I take a deep breath and decide to stop making a fool of myself.
“I’m sorry I was late. It won’t happen again.” Well, knowing myself it most likely will happen a few more times.
“I don’t care about you being late.” Huh?
“Why am I here then?”
“Because I need something from you.” I can’t think of a single thing my professor could ever want from me. “Do you still dance?” Now I’m stunned. Not at all what I expected.
She can probably see the confusion on my face cause she quickly adds: “I saw in your file … you were pretty good.” I was, but that was a while back. When I was still in school. Okay, maybe not a while … a year or three.
“No, I stopped in my junior year. Yes, I guess I was not bad.” I answer each of her questions.
“Fantastic. I have a little proposition for you.” I move even more to the edge of the sofa.
“My daughter’s dance class needs a new instructor.

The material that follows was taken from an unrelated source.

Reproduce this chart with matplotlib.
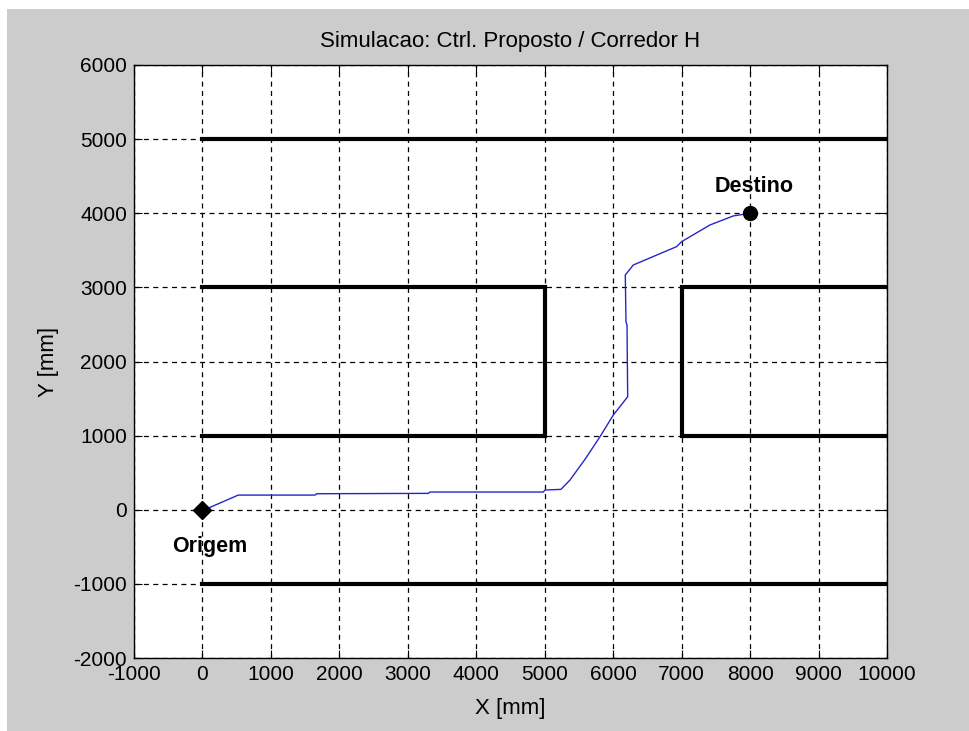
import matplotlib
matplotlib.use('Agg')
import matplotlib.pyplot as plt
import matplotlib.patches as mpatches

plt.rcParams['font.family'] = ['Liberation Sans', 'DejaVu Sans']
plt.rcParams['axes.unicode_minus'] = False

# trajetoria do robo (mm)
traj_x = [0, 110, 523, 1644, 1668, 3300, 3323, 4979, 5004, 5237, 5369, 5588,
          5807, 6002, 6212, 6202, 6187, 6177, 6294, 6927, 7000, 7414, 7755, 8000]
traj_y = [0, 32, 198, 198, 216, 221, 239, 239, 266, 275, 401, 680,
          985, 1278, 1525, 2493, 2537, 3167, 3302, 3550, 3617, 3842, 3964, 4000]

# paredes do corredor H (cada uma: xs, ys)
walls = [
    ([0, 10000], [5000, 5000]),
    ([0, 10000], [-1000, -1000]),
    ([0, 5000, 5000, 0], [3000, 3000, 1000, 1000]),
    ([10000, 7000, 7000, 10000], [3000, 3000, 1000, 1000]),
]

origem = (0, 0)
destino = (8000, 4000)

x_ticks = list(range(-1000, 10001, 1000))
y_ticks = list(range(-2000, 6001, 1000))

fig = plt.figure(figsize=(9.70, 7.31), dpi=100)
fig.patch.set_facecolor('white')
# fundo cinza estilo matlab
fig.patches.append(mpatches.Rectangle((7 / 970, 0), 1, 722 / 731, transform=fig.transFigure,
                                      facecolor='#cccccc', edgecolor='none', zorder=-10))

ax = fig.add_axes([134 / 970, 1 - 658 / 731, 753 / 970, 593 / 731])
ax.set_facecolor('white')

for xs, ys in walls:
    ax.plot(xs, ys, color='black', lw=3, solid_joinstyle='miter', zorder=3)

ax.plot(traj_x, traj_y, color='#2626c8', lw=1, zorder=4)
ax.plot(*origem, marker='D', color='black', markersize=9, zorder=5)
ax.plot(*destino, marker='o', color='black', markersize=10, zorder=5)

ax.text(origem[0] + 110, origem[1] - 490, 'Origem', fontsize=15.5, fontweight='bold',
        ha='center', va='center')
ax.text(destino[0] + 60, destino[1] + 355, 'Destino', fontsize=15.5, fontweight='bold',
        ha='center', va='center')

ax.set_xlim(-1000, 10000)
ax.set_ylim(-2000, 6000)
ax.set_xticks(x_ticks)
ax.set_yticks(y_ticks)
ax.tick_params(direction='in', top=True, right=True, length=6, labelsize=15, pad=5, colors='black')
ax.grid(True, color='black', linestyle=(0, (4, 3.5)), lw=0.9)
for s in ax.spines.values():
    s.set_linewidth(1)

ax.set_title('Simulacao: Ctrl. Proposto / Corredor H', fontsize=16, pad=13)
ax.set_xlabel('X [mm]', fontsize=16, labelpad=10)
ax.set_ylabel('Y [mm]', fontsize=16, labelpad=10)

fig.savefig('out.png', dpi=100)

One that will take them to the top.” I can see where this is going. And darn, I didn’t even know she was married, now I learn she has a kid … maybe kids.
“What happened to their old teacher?” At that, she rolls her lips together and breaks eye contact. Not good.
“One of the mothers got a little heated during a lesson and threw the teacher with a shoe and now she’s out of action for 6 weeks and the competition is coming up.”
“She got taken out by a shoe?” At the thought, a half-neurotic giggle bubbles up, but I manage to swallow it. That must have been one heck of a throw.
“No,” Anne says sternly, “The shoe missed, but while dodging it she fell off the stage and broke her leg.” Right, that makes much more sense. But it doesn’t cancel the fact that the kids belong to killer tendency mothers. And I already have a killer stalker on my case.
“Listen,” she moves slightly forward in her chair, “We want them to compete in the Nationals. And you have the skills to take them there. They need to win.” First, I want to tell her that dancing should be fun, not about winning competitions. And then I wonder what will happen to the teacher if they get second place.
Ann frowns. “Please,” she begs, her eyes pleading. What the heck? I have nothing to lose and it could be fun. A distraction. And maybe I won’t need to worry about being a little late for class on the odd occasion.
“Okay,” I pull out the word, trying to rebuff my bearings.